- _STATED PROBLEM_
Retype verbatim only the lines below, starting at the one that contains "Convert this chart to Apache ECharts code." and ending at the one that contains "const yTitle = 'Luminescence". Pictures are excluded from the copy.

(Records with drawing code)

>>>>>

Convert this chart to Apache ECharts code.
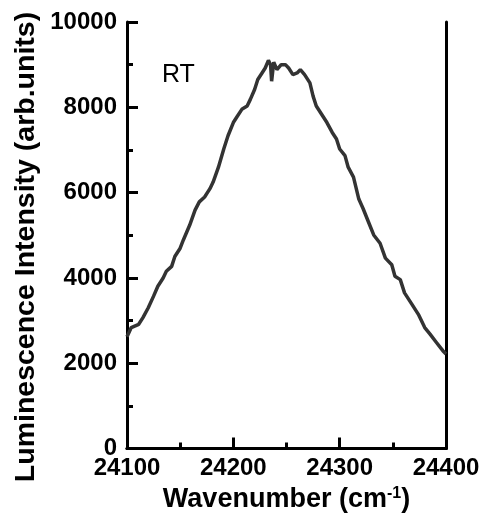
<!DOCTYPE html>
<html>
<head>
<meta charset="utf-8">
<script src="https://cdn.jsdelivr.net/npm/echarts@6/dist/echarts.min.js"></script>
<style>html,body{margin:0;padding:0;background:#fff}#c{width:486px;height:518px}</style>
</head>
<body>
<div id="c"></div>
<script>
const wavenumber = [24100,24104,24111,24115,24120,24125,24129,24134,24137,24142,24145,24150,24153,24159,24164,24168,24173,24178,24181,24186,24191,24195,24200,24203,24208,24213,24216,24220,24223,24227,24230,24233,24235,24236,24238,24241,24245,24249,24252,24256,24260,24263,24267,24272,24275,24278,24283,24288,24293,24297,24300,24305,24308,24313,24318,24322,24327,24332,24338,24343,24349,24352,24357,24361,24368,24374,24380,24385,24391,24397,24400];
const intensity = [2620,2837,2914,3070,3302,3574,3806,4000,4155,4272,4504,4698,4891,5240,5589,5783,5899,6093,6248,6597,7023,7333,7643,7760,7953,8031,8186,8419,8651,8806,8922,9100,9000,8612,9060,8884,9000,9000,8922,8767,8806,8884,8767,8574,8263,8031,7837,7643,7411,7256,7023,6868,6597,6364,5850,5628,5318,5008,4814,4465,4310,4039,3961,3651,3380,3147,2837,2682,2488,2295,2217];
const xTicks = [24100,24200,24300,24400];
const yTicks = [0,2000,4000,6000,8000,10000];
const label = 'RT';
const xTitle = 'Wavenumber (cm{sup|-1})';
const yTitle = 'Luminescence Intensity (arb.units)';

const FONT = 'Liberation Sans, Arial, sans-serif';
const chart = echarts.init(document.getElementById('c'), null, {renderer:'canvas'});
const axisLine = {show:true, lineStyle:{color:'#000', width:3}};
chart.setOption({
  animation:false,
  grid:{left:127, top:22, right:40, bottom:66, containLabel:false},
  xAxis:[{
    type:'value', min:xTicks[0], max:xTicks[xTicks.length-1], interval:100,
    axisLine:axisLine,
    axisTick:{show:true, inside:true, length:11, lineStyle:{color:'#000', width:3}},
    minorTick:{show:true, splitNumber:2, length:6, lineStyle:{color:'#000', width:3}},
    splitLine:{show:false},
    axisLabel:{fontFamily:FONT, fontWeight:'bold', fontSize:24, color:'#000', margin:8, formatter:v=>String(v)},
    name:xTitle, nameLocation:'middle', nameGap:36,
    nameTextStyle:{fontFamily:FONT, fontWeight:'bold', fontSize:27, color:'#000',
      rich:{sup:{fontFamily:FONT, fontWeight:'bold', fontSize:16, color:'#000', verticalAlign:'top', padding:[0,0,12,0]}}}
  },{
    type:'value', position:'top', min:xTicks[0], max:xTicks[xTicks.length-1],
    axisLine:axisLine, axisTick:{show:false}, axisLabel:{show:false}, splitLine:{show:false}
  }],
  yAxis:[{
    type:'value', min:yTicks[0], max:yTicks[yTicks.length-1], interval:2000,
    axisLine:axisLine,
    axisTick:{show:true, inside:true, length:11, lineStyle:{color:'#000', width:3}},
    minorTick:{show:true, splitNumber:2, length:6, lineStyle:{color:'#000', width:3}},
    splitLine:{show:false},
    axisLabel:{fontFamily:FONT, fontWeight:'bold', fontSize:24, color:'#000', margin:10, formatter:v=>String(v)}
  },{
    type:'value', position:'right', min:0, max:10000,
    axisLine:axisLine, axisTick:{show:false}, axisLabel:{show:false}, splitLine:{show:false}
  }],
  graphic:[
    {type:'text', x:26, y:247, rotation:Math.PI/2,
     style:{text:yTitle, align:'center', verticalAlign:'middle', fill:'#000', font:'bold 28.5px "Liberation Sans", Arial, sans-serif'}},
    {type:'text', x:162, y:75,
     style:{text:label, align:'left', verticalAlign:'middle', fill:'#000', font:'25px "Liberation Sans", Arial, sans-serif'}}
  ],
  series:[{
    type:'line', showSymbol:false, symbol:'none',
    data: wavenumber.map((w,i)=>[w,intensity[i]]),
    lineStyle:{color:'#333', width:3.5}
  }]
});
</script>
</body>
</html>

<<<<<
>>>>>

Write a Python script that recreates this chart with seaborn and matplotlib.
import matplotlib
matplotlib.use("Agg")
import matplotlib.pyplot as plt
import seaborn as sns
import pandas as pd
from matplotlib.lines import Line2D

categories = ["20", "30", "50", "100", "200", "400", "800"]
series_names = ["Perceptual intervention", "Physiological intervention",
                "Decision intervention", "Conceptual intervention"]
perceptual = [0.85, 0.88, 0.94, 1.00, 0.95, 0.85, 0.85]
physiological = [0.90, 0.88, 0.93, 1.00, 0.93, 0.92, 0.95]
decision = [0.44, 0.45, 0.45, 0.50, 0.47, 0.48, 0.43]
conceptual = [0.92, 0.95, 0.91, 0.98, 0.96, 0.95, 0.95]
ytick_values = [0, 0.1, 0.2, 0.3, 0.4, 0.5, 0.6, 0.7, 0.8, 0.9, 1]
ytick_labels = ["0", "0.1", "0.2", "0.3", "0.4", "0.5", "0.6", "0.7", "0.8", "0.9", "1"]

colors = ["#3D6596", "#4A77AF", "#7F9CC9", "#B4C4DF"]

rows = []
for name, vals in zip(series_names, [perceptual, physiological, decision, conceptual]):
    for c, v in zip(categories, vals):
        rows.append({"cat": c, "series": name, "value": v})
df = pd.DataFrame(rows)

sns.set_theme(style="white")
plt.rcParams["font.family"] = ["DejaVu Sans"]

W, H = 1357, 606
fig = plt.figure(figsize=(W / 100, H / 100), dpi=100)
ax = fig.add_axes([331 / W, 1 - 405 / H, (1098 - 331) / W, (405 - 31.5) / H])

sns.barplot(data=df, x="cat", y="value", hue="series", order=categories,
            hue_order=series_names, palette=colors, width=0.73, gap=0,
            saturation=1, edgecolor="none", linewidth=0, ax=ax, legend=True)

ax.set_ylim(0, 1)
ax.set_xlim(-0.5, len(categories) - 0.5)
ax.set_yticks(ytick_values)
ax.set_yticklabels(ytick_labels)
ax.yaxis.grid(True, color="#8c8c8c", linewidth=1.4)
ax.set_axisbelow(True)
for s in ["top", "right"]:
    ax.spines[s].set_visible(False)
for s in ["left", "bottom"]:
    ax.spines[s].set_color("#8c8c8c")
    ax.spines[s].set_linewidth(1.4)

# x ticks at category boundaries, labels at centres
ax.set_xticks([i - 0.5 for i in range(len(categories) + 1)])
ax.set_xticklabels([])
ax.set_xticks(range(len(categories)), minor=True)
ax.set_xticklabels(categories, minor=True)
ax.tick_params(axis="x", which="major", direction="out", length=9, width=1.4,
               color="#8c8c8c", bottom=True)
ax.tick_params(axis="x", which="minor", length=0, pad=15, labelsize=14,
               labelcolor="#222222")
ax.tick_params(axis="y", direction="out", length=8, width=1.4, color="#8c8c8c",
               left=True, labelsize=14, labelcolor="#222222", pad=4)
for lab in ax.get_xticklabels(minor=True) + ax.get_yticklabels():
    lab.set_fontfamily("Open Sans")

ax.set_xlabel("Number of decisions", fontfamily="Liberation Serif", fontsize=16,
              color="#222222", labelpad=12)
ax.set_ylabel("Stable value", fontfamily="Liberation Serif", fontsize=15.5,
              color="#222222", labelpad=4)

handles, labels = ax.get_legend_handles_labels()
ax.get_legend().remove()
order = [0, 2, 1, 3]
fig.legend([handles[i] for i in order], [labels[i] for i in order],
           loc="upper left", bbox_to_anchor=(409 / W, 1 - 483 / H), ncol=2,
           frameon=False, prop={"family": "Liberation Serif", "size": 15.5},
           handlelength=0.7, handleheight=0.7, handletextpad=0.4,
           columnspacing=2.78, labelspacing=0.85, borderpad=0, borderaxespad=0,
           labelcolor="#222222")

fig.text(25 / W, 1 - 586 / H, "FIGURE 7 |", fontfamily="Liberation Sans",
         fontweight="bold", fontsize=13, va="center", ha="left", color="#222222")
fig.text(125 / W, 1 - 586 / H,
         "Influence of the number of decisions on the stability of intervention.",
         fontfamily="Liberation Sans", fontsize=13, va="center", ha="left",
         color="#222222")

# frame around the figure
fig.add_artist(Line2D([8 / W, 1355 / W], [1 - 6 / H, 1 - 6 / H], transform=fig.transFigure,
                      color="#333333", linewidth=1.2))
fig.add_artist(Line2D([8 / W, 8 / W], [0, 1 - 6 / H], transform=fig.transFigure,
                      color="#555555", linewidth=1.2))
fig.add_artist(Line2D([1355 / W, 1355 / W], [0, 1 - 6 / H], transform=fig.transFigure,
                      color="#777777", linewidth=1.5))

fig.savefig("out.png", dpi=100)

<<<<<
>>>>>

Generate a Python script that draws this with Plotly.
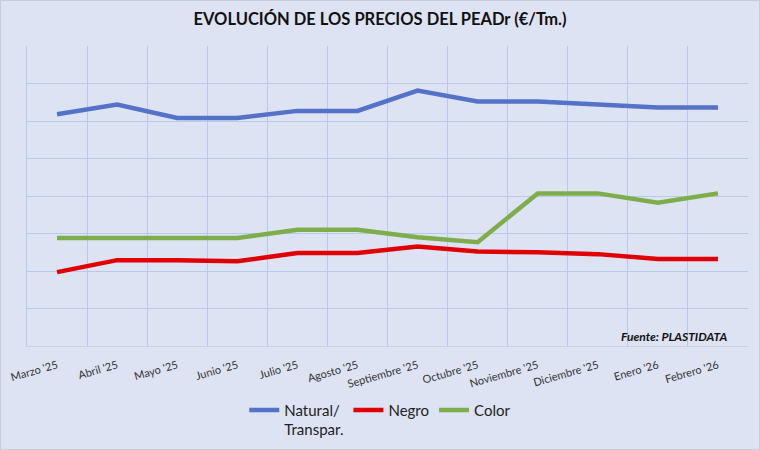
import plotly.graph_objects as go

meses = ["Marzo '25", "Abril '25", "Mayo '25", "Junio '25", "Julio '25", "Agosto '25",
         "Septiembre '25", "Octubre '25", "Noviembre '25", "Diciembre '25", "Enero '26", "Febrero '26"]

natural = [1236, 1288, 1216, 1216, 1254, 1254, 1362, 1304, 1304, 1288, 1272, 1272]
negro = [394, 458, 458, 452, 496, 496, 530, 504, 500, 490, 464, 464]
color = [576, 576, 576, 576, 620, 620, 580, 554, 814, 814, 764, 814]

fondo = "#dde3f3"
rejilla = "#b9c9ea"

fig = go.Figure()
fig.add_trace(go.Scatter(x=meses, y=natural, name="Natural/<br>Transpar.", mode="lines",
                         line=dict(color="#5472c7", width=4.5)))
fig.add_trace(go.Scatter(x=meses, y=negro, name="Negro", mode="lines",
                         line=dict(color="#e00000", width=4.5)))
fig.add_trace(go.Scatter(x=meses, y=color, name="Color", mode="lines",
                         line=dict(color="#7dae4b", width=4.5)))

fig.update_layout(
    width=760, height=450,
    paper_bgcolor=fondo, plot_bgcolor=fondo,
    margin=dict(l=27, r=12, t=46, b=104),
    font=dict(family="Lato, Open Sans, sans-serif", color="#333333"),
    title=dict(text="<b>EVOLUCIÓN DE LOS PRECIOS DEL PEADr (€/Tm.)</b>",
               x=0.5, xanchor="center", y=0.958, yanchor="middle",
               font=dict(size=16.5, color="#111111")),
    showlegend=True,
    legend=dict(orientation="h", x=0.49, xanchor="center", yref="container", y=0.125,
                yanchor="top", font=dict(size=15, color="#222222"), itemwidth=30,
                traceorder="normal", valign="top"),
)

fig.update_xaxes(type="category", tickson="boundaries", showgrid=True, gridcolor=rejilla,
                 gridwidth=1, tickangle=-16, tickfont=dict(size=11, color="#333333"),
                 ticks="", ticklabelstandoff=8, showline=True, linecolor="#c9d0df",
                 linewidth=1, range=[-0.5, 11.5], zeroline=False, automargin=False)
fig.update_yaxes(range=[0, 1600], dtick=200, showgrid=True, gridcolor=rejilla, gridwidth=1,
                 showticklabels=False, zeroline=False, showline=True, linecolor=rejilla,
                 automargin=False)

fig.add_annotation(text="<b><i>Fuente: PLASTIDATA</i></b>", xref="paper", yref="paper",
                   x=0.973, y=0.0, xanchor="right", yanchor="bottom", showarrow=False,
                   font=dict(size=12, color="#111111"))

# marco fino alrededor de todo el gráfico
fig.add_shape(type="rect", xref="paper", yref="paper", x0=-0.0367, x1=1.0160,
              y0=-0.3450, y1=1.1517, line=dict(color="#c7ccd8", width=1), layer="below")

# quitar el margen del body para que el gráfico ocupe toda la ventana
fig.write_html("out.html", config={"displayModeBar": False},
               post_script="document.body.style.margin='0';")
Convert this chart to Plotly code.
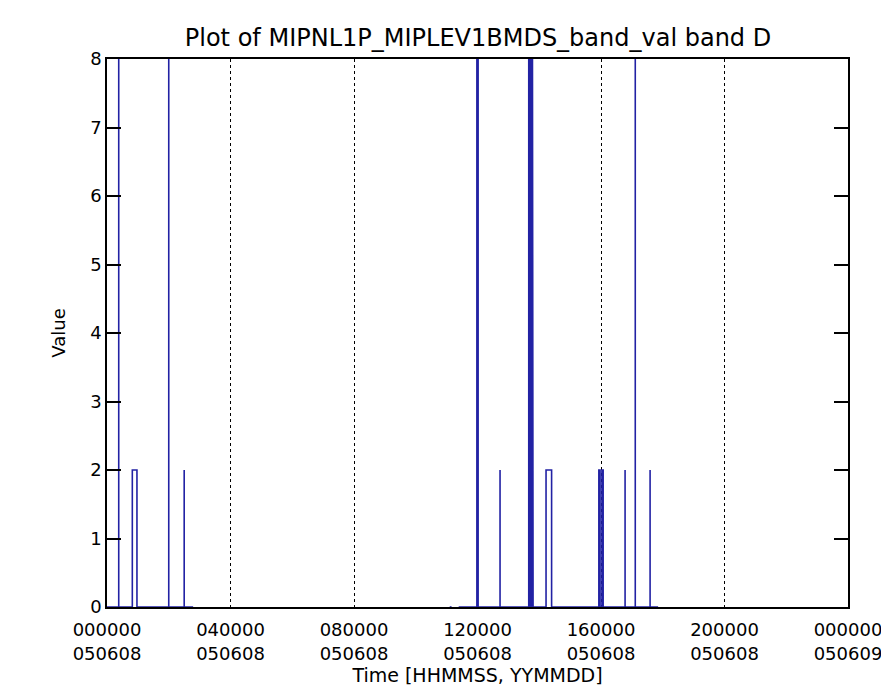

<<<<<

- _TASK SOLUTION_
Convert this chart to Apache ECharts code.
<!DOCTYPE html>
<html>
<head>
<meta charset="utf-8">
<script src="https://cdn.jsdelivr.net/npm/echarts@6/dist/echarts.min.js"></script>
<style>html,body{margin:0;padding:0;background:#fff}#c{width:486px;height:518px}</style>
</head>
<body>
<div id="c"></div>
<script>
const wavenumber = [24100,24104,24111,24115,24120,24125,24129,24134,24137,24142,24145,24150,24153,24159,24164,24168,24173,24178,24181,24186,24191,24195,24200,24203,24208,24213,24216,24220,24223,24227,24230,24233,24235,24236,24238,24241,24245,24249,24252,24256,24260,24263,24267,24272,24275,24278,24283,24288,24293,24297,24300,24305,24308,24313,24318,24322,24327,24332,24338,24343,24349,24352,24357,24361,24368,24374,24380,24385,24391,24397,24400];
const intensity = [2620,2837,2914,3070,3302,3574,3806,4000,4155,4272,4504,4698,4891,5240,5589,5783,5899,6093,6248,6597,7023,7333,7643,7760,7953,8031,8186,8419,8651,8806,8922,9100,9000,8612,9060,8884,9000,9000,8922,8767,8806,8884,8767,8574,8263,8031,7837,7643,7411,7256,7023,6868,6597,6364,5850,5628,5318,5008,4814,4465,4310,4039,3961,3651,3380,3147,2837,2682,2488,2295,2217];
const xTicks = [24100,24200,24300,24400];
const yTicks = [0,2000,4000,6000,8000,10000];
const label = 'RT';
const xTitle = 'Wavenumber (cm{sup|-1})';
const yTitle = 'Luminescence Intensity (arb.units)';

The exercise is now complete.